WORK TO COMPLETE ▸ Return precisely the span of lines from the top of the material below to the line containing "plt.rcParams['font.family'] = ['Open", both included. Pictures are excluded.

GIVEN DATA ▸
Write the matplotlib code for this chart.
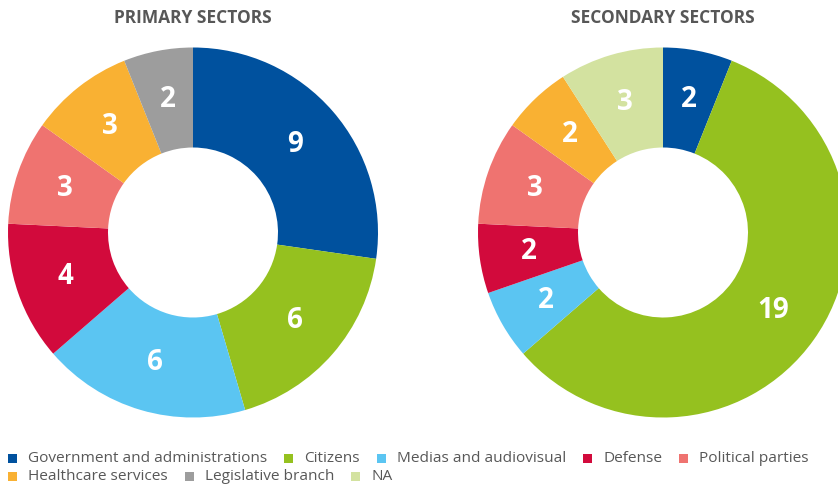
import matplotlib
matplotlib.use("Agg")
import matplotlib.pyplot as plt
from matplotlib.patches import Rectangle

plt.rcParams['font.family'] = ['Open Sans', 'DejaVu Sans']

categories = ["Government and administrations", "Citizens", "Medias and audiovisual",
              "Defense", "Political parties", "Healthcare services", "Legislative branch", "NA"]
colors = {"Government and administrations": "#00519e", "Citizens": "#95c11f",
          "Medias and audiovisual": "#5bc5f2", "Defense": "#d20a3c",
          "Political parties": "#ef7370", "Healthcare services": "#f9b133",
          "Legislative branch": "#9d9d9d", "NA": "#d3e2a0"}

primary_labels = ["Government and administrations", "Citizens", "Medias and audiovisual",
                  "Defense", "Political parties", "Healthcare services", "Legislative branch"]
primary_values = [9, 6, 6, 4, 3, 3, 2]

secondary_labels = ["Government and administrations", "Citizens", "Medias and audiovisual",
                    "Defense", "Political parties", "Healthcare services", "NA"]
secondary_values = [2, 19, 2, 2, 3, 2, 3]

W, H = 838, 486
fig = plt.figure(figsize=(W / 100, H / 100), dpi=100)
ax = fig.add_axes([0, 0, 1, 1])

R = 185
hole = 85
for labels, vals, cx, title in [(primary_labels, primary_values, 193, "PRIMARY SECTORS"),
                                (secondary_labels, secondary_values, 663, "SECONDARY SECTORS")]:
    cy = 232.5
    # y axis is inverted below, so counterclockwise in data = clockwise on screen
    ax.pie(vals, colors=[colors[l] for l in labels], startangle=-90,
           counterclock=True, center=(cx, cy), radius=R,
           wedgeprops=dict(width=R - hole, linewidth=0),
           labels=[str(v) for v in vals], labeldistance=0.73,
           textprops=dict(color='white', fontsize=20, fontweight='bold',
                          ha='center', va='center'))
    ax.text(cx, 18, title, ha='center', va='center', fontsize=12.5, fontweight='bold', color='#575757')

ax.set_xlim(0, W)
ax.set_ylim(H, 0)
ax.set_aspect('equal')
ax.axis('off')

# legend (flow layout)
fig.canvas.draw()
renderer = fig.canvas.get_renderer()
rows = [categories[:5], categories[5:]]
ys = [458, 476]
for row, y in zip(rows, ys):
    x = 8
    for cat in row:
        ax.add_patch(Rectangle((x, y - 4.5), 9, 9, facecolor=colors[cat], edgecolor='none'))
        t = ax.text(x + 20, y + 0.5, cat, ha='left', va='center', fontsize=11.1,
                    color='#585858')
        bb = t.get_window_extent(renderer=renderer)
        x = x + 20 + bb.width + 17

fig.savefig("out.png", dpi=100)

SOLUTION TO THE EXERCISE ▸
Write the matplotlib code for this chart.
import matplotlib
matplotlib.use("Agg")
import matplotlib.pyplot as plt
from matplotlib.patches import Rectangle

plt.rcParams['font.family'] = ['Open Sans', 'DejaVu Sans']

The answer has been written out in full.